Overall, I am downgrading my rating from buy to hold as I am not comfortable with the near-term top-line performance outlook. Moreover, gross margin is likely to see compression, which will be a double whammy to earnings growth.
Valuation
Author’s work
I have revised my growth and margin outlook for ASO downward. Management is now guiding FY23 revenue of $6.14 billion, which is a -4% growth, 300bps delta vs. my previous growth assumption. Hence, I downgraded all my growth assumptions by 300bps in FY24 and FY25 to reflect this change. The bigger change is that I do not expect margin to improve back to 10% within my forecasted period, as I am negative on how ASO’s gross margin is going to proceed from here. The step-up in promotions, reduced benefit from freight cost normalization, and continuous shrink headwind are going to hurt gross margins. With my revised outlook, I am no longer confident that ASO should trade at 9x forward earnings. I assume it would trade at its historical average valuation (historical revenue growth CAGR is 5%).
Risk and final thoughts
I might be overly worried about how weak the consumer strength is, and if that is the case, growth could be much stronger than expected in CY2024, especially if the macro environment improves further from here. Another risk is that the ASO promotional strategy might work flawlessly, driving more recurring purchases and improving brand loyalty. Essentially, gross margin might not see as much compression as I expected. Both of these will cause ASO to outperform my expectations, driving it up to my target price.
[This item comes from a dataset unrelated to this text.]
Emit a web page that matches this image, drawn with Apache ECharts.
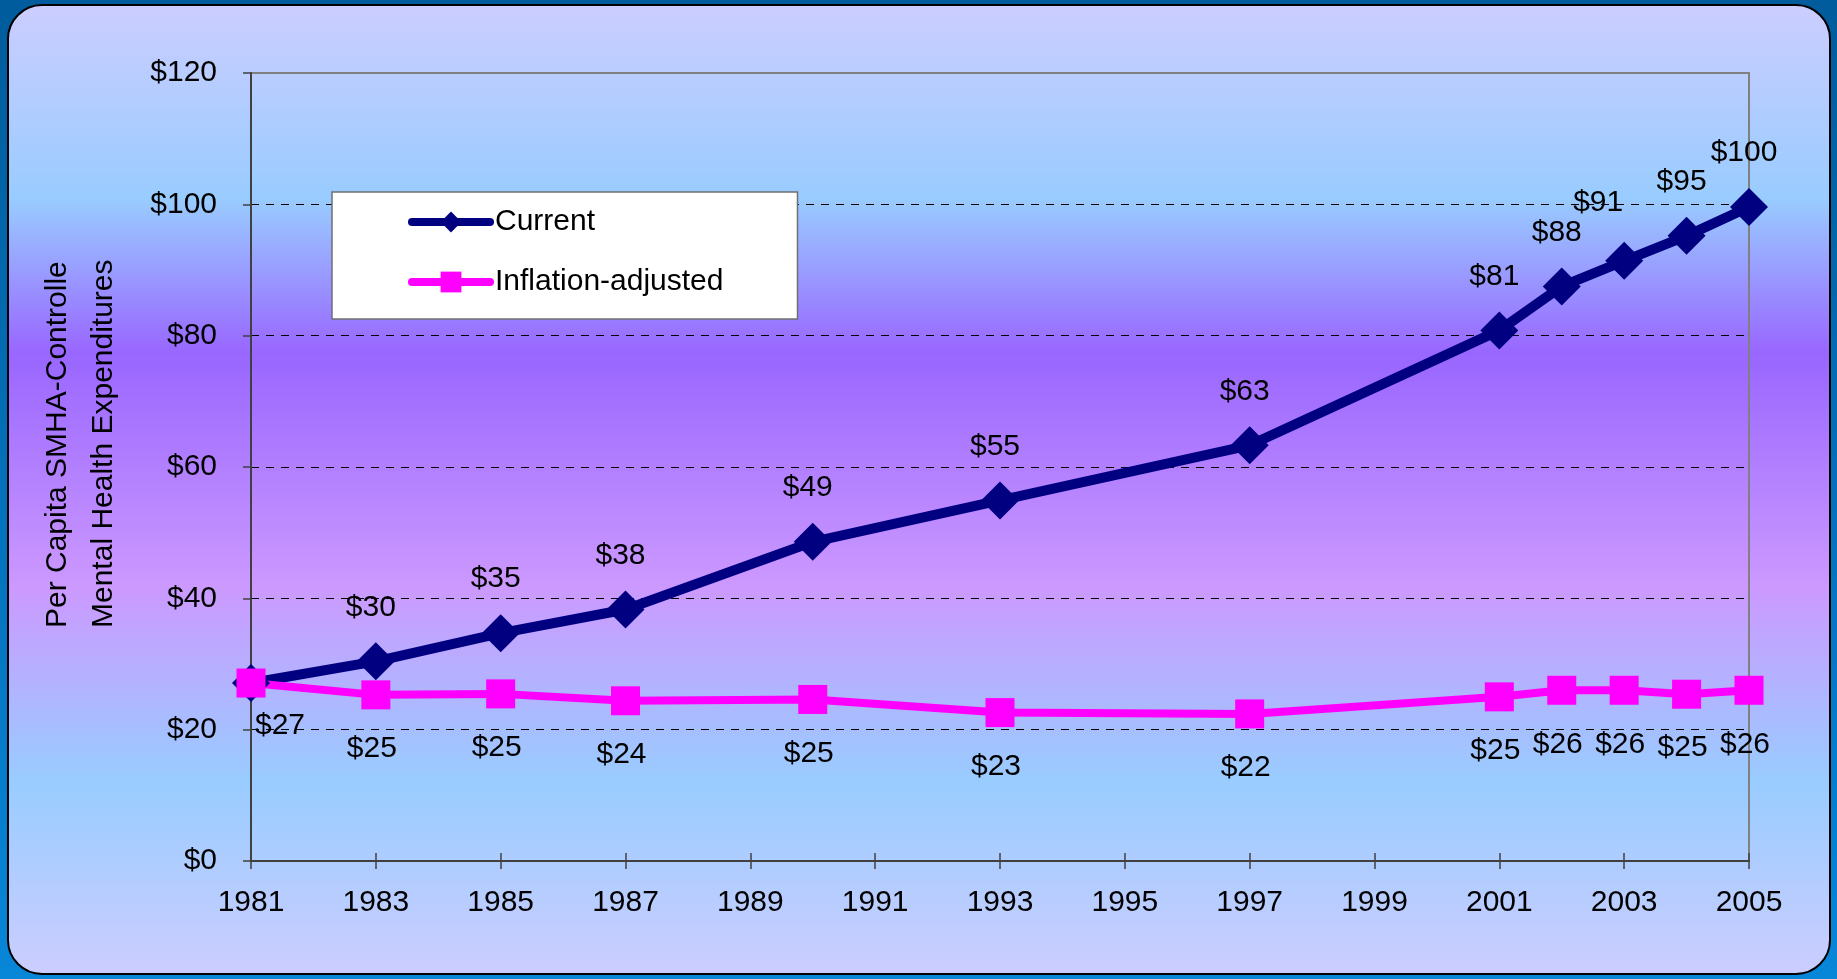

I am downgrading ASO from a buy to a neutral rating due to concerns about uncertain near-term performance. Disappointing 3Q23 results, with declining revenues and substantial drops in same-store sales and gross margins, have led me to be concerned about the company’s growth and margin outlook. Management pivot towards promotional strategies, weakened consumer demand across categories, and persistent shrink headwinds have dampened my confidence. Consequently, I am no longer confident that ASO can trade at 9x forward earnings.